On Fri, Dec 30, 2011 at 3:54 PM, Dave Jones <davej@...hat.com> wrote:
> We're getting a bunch of reports against Fedora 16
> (still using 3.1) which look like some drivers are trying to
> load firmware on resume from suspend, while usermodehelper
> is disabled.

Ok, buggy drivers. You *must*not* load firmware in your resume path,
since there is no actual guarantee that any particular device will be
resumed after the disk that contains the firmware images.

So it's very simple: drivers that load firmware at resume time are
buggy. No ifs, buts, or maybes about it.

> Here are some example traces:
>
> https://bugzilla.redhat.com/show_bug.cgi?id=746411

It's isight_firmware_load(), in the isight_firmware driver. The driver
doesn't actually do anything but load the firmware, and is apparently
not very good at that either.

It should either fake a disconnect and reconnect of the device (and
let the reconnect then load the firmware through udev or something) or
it should just save the firmware image in memory from the original
load, and make the resume just re-initialize it - not load it.

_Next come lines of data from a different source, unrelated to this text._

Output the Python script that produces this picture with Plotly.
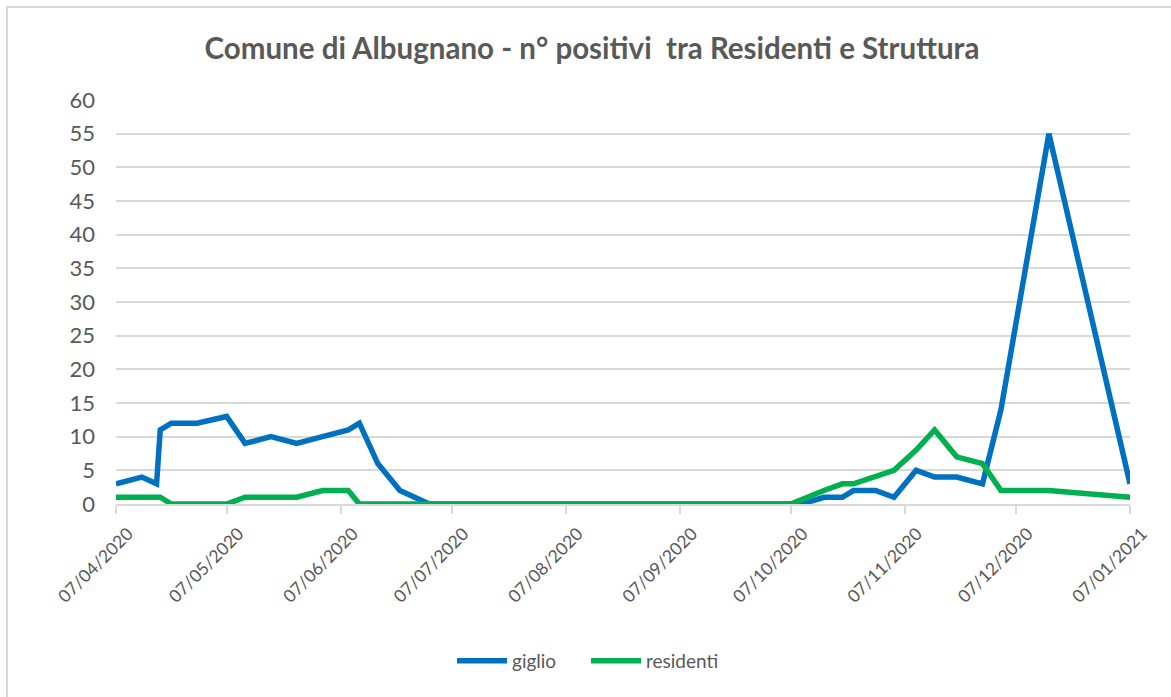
import plotly.graph_objects as go

# ---- data ----
giglio_dates = ["2020-04-07", "2020-04-14", "2020-04-18", "2020-04-19", "2020-04-22",
                "2020-04-29", "2020-05-07", "2020-05-12", "2020-05-19", "2020-05-26",
                "2020-06-02", "2020-06-09", "2020-06-12", "2020-06-17", "2020-06-23",
                "2020-07-01", "2020-08-01", "2020-09-01", "2020-10-07", "2020-10-10",
                "2020-10-16", "2020-10-21", "2020-10-24", "2020-10-30", "2020-11-04",
                "2020-11-10", "2020-11-15", "2020-11-21", "2020-11-28", "2020-12-03",
                "2020-12-16", "2021-01-07"]
giglio = [3, 4, 3, 11, 12, 12, 13, 9, 10, 9, 10, 11, 12, 6, 2,
          0, 0, 0, 0, 0, 1, 1, 2, 2, 1, 5, 4, 4, 3, 14, 55, 3]

residenti_dates = ["2020-04-07", "2020-04-14", "2020-04-18", "2020-04-19", "2020-04-22",
                   "2020-04-29", "2020-05-07", "2020-05-12", "2020-05-19", "2020-05-26",
                   "2020-06-02", "2020-06-09", "2020-06-12", "2020-06-17", "2020-06-23",
                   "2020-07-01", "2020-08-01", "2020-09-01", "2020-10-07",
                   "2020-10-16", "2020-10-21", "2020-10-24", "2020-10-30", "2020-11-04",
                   "2020-11-10", "2020-11-15", "2020-11-21", "2020-11-28", "2020-12-03",
                   "2020-12-16", "2021-01-07"]
residenti = [1, 1, 1, 1, 0, 0, 0, 1, 1, 1, 2, 2, 0, 0, 0,
             0, 0, 0, 0, 2, 3, 3, 4, 5, 8, 11, 7, 6, 2, 2, 1]

tick_dates = ["2020-04-07", "2020-05-07", "2020-06-07", "2020-07-07", "2020-08-07",
              "2020-09-07", "2020-10-07", "2020-11-07", "2020-12-07", "2021-01-07"]
tick_labels = ["07/04/2020", "07/05/2020", "07/06/2020", "07/07/2020", "07/08/2020",
               "07/09/2020", "07/10/2020", "07/11/2020", "07/12/2020", "07/01/2021"]

title = "Comune di Albugnano - n° positivi  tra Residenti e Struttura"

FONT = "Lato"
TXT = "#595959"

fig = go.Figure()
fig.add_trace(go.Scatter(x=giglio_dates, y=giglio, mode="lines", name="giglio",
                         line=dict(color="#0070C0", width=5.5)))
fig.add_trace(go.Scatter(x=residenti_dates, y=residenti, mode="lines", name="residenti",
                         line=dict(color="#00B050", width=5.5)))

W, H = 1171, 697
L, R, T, B = 116, 41, 100, 193
pw, ph = W - L - R, H - T - B

def px_x(x):
    return (x - L) / pw

def px_y(y):
    return (H - B - y) / ph

fig.add_shape(type="rect", xref="paper", yref="paper",
              x0=px_x(7), y0=px_y(705), x1=px_x(1180), y1=px_y(7),
              line=dict(color="#d9d9d9", width=2), layer="below")

fig.update_layout(
    width=W, height=H,
    margin=dict(l=L, r=R, t=T, b=B, pad=0),
    paper_bgcolor="white", plot_bgcolor="white",
    font=dict(family=FONT, color=TXT, size=18),
    title=dict(text="<b>" + title + "</b>", x=px_x(592), xref="paper", xanchor="center",
               y=1 - 49 / H, yanchor="middle",
               font=dict(family=FONT, size=29.5, color=TXT)),
    showlegend=True,
    legend=dict(orientation="h", x=px_x(452), xanchor="left", xref="paper",
                y=px_y(661), yanchor="middle",
                font=dict(family=FONT, size=19, color=TXT),
                itemwidth=50, entrywidth=69, entrywidthmode="pixels",
                tracegroupgap=0, bgcolor="rgba(0,0,0,0)"),
    xaxis=dict(type="date", range=["2020-04-07", "2021-01-07"],
               tickmode="array", tickvals=tick_dates, ticktext=tick_labels,
               tickangle=-45, tickfont=dict(family=FONT, size=17.5, color=TXT),
               ticklabelshift=12, ticklabelstandoff=3,
               showgrid=False, showline=True, linecolor="#d9d9d9", linewidth=1.5,
               ticks="outside", ticklen=8, tickcolor="#d9d9d9", tickwidth=1.5,
               zeroline=False, fixedrange=True),
    yaxis=dict(range=[0, 60], tickmode="linear", tick0=0, dtick=5,
               tickfont=dict(family=FONT, size=22, color=TXT),
               showgrid=True, gridcolor="#d9d9d9", gridwidth=1.5,
               showline=False, zeroline=False, ticks="", ticklabelstandoff=20,
               fixedrange=True),
)

fig.write_html("out.html", config={"displayModeBar": False},
               post_script="document.body.style.margin='0';document.body.style.overflow='hidden';")
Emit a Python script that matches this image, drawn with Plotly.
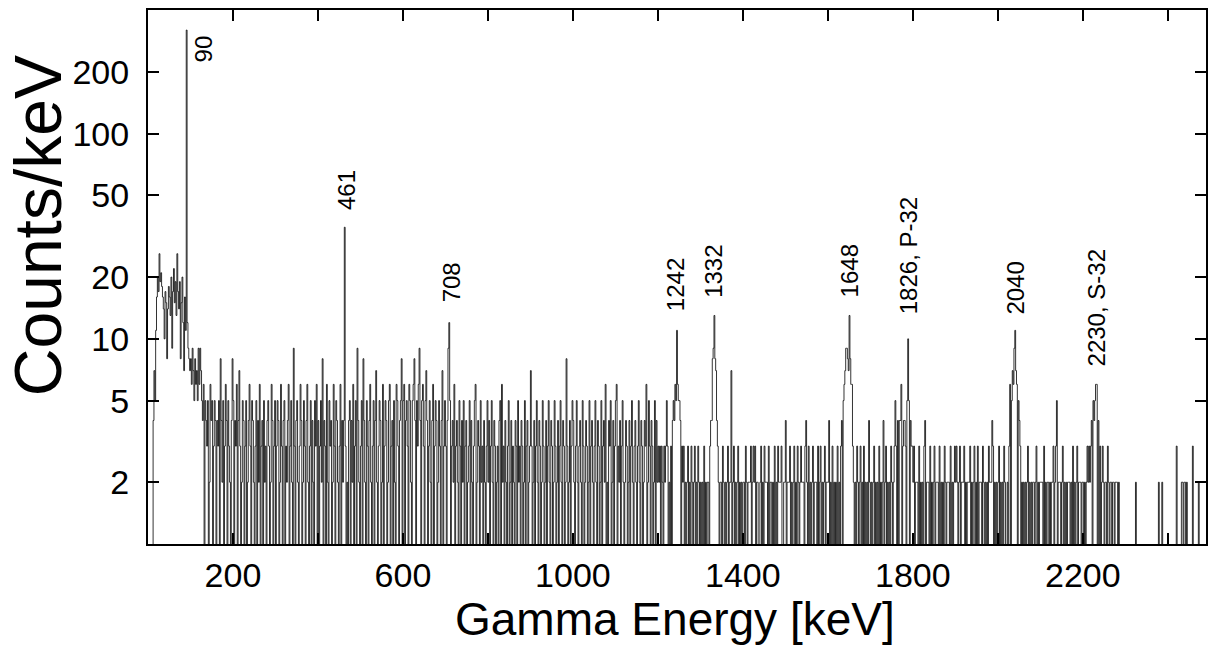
import numpy as np
import plotly.graph_objects as go

# ---------------- data (read/estimated from the picture) ----------------
bin_width_kev = 2

# counts per bin, 0 .. 98 keV (includes the 90 keV line)
low_energy_counts = [0, 0, 0, 0, 0, 0, 4, 7, 5, 11, 16, 20, 17, 26, 19, 21, 18, 16, 14, 10,
                     17, 15, 8, 14, 18, 16, 13, 20, 9, 17, 22, 15, 19, 13, 26, 17, 14, 19, 8, 15,
                     20, 12, 7, 16, 11, 320, 12, 9, 8, 7]

# counts per 2 keV bin, one string per 100 keV, from 100 keV to 2500 keV
background_digits_by_100kev = [
    "8697586759 6975460543 5026450354 0435084250 3640532048",  # 100
    "5043604730 2540350246 3054203504 2603405230 4530264035",  # 200
    "0354026304 5032460352 0930452036 4025304620 3504205360",  # 300
    "4035280430 6205340263 0542036042 4330204504 2603509420",  # 400
    "3508420530 4620350472 0354026035 4025603405 2065304580",  # 500
    "5604530652 0568405369 4056305740 3520460354 0253047035",  # 600
    "3049950342 6034205304 2503402350 4203560243 0523042035",  # 700
    "2403520430 2304506230 4203502403 2043052304 3025034023",  # 800
    "7302403520 4302530240 3520430253 0240352043 0283024035",  # 900
    "4203520342 0530243025 0342035204 3025034260 2043502403",  # 1000
    "5603240352 0243024035 2034203520 4302436025 3043025042",  # 1100
    "3230320323 5302030454 6596554032 3020230203 2023020320",  # 1200
    "2020302022 0344899874 3202203202 0230227023 0202302020",  # 1300
    "2203202223 0232302200 2302032220 3022020302 0322230022",  # 1400
    "4022230202 3020320232 2203420302 0230222030 2302023022",  # 1500
    "2402030202 0302034056 7998798663 2020320230 2030202042",  # 1600
    "0202302020 3020240230 2020320235 3040446034 4305950433",  # 1700
    "2302220302 0203402220 3020230222 0302020320 2220302023",  # 1800
    "2320230222 3020222302 0230203022 2032020203 2224302020",  # 1900
    "2302020320 0203605769 9760543020 2020230202 0220230202",  # 2000
    "2220302022 0202230235 0222023020 2022202030 2023022202",  # 2100
    "2020232323 4054566040 3023202203 2022022022 2020000000",  # 2200
    "0000000000 0020000000 0000000000 0000000002 0002000001",  # 2300
    "0000000000 3000002202 2020000003 0000002000 0000000000",  # 2400
]

# line tops above 9 counts
peak_energies_kev = [462, 708, 1244, 1332, 1650, 1788, 2040]
peak_counts = [35, 12, 11, 13, 13, 10, 11]

# peak labels: text, energy position, label base (counts/keV)
label_texts = ["90", "461", "708", "1242", "1332", "1648", "1826, P-32", "2040", "2230, S-32"]
label_x_kev = [130, 467, 715, 1240, 1331, 1650, 1790, 2041, 2233]
label_base_counts = [217, 41.7, 14.7, 13.4, 15.5, 15.5, 12.9, 12.8, 7.2]

x_tick_values = [200, 400, 600, 800, 1000, 1200, 1400, 1600, 1800, 2000, 2200, 2400]
x_tick_labels = ["200", "", "600", "", "1000", "", "1400", "", "1800", "", "2200", ""]
y_tick_values = [2, 5, 10, 20, 50, 100, 200]
y_tick_labels = ["2", "5", "10", "20", "50", "100", "200"]

# ---------------- assemble histogram ----------------
counts = list(low_energy_counts)
for chunk in background_digits_by_100kev:
    digits = chunk.replace(" ", "")
    assert len(digits) == 50, (chunk, len(digits))
    counts.extend(int(c) for c in digits)
counts = np.array(counts, dtype=float)
for e, c in zip(peak_energies_kev, peak_counts):
    counts[e // bin_width_kev] = c

edges = np.arange(len(counts) + 1) * bin_width_kev
y_plot = np.where(counts > 0, counts, 0.3)  # empty bins drop below the axis on log scale
y_plot = np.append(y_plot, y_plot[-1])

fig = go.Figure()
fig.add_trace(go.Scatter(
    x=edges, y=y_plot, mode="lines",
    line=dict(shape="hv", color="rgba(0,0,0,0.8)", width=1, simplify=False),
    hoverinfo="skip", showlegend=False,
))

FONT = "Liberation Sans, Arial, Helvetica, sans-serif"

annotations = []
for t, xk, yb in zip(label_texts, label_x_kev, label_base_counts):
    annotations.append(dict(
        x=xk, y=np.log10(yb), xref="x", yref="y", text=t, showarrow=False,
        textangle=-90, xanchor="center", yanchor="bottom",
        font=dict(family=FONT, size=24, color="black"),
    ))

# axis titles
annotations.append(dict(
    x=-0.1040, y=0.597, xref="paper", yref="paper", text="Counts/keV", showarrow=False,
    textangle=-90, xanchor="center", yanchor="middle",
    font=dict(family=FONT, size=66, color="black"),
))
annotations.append(dict(
    x=0.498, y=-0.1404, xref="paper", yref="paper", text="Gamma Energy [keV]", showarrow=False,
    xanchor="center", yanchor="middle",
    font=dict(family=FONT, size=46, color="black"),
))

fig.update_layout(
    width=1215, height=647,
    margin=dict(l=148, r=7, t=10, b=103),
    paper_bgcolor="white", plot_bgcolor="white",
    annotations=annotations,
    font=dict(family=FONT, color="black"),
)
fig.update_xaxes(
    range=[0, 2490], tickmode="array", tickvals=x_tick_values, ticktext=x_tick_labels,
    ticks="inside", ticklen=11, tickwidth=1.5, tickcolor="black",
    showline=True, linecolor="black", linewidth=2, mirror="allticks",
    showgrid=False, zeroline=False,
    tickfont=dict(family=FONT, size=34, color="black"),
)
fig.update_yaxes(
    type="log", range=[0, 2.603], tickmode="array", tickvals=y_tick_values, ticktext=y_tick_labels,
    ticks="inside", ticklen=11, tickwidth=1.5, tickcolor="black",
    showline=True, linecolor="black", linewidth=2, mirror="allticks",
    showgrid=False, zeroline=False, ticklabelstandoff=10,
    tickfont=dict(family=FONT, size=34, color="black"),
)

fig.write_html("out.html")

It's also possible that it could be considered a USB layer bug, and
the USB layer should just not rebind the devices directly in the
resume function, but do it somehow later. HOWEVER, that would only
work for "random" USB devices that aren't in use by user space (like
disks etc might be). So I think that in general the real solution is
always just "make sure that the firmware is in memory before the
suspend even happens".

Greg - has the USB resume logic been changed lately?

Matthew? Any comments about that particular driver?

> https://bugzilla.redhat.com/show_bug.cgi?id=771002

Same issue, different driver. Again, it's USB, and it's possible that
USB just makes it really hard to do this correctly (ie the "save
firmware image across suspend so that you don't have to load it at
resume time").

It's also possible that we should blame the firmware code, which is
expressly written to encourage these kinds of bugs. It may be that i
tshould be the firmware code that has a "get_firmware()" +
"put_firmware()" model, and it should cache the firmware explicitly if
the config supports suspend, so that a firmware read at resume time
would actually work. The whole "request_firmware()" interface really
is very prone to these kinds of bugs.

But it's possible this could be fixed at the driver level by doing the
caching there.

In this case it's the rtl8192cu driver, so Larry, Chaoming, John etc
added to the cc for that one.

> This possibly sounds like the problem that caca9510ff4e5d842c0589110243d60927836222
> was trying to fix, but that patch is present in the kernels
> being reported.

No, caca9510ff4e is only for the case where you actually compile the
firmware *into* the kernel, so it's part of the kernel image. That's
useful mainly for avoiding modules and initrd images, thus allowing
things like having root directly on a disk that needs firmware to be
loaded. Quite unusual, and it doesn't really work all that well.

Oh, and some people use it for the Radeon firmware with the radeon DRM
code built it.

It really does need to be fixed at a driver level (possibly with the
help of firmware/usb support infrastructure).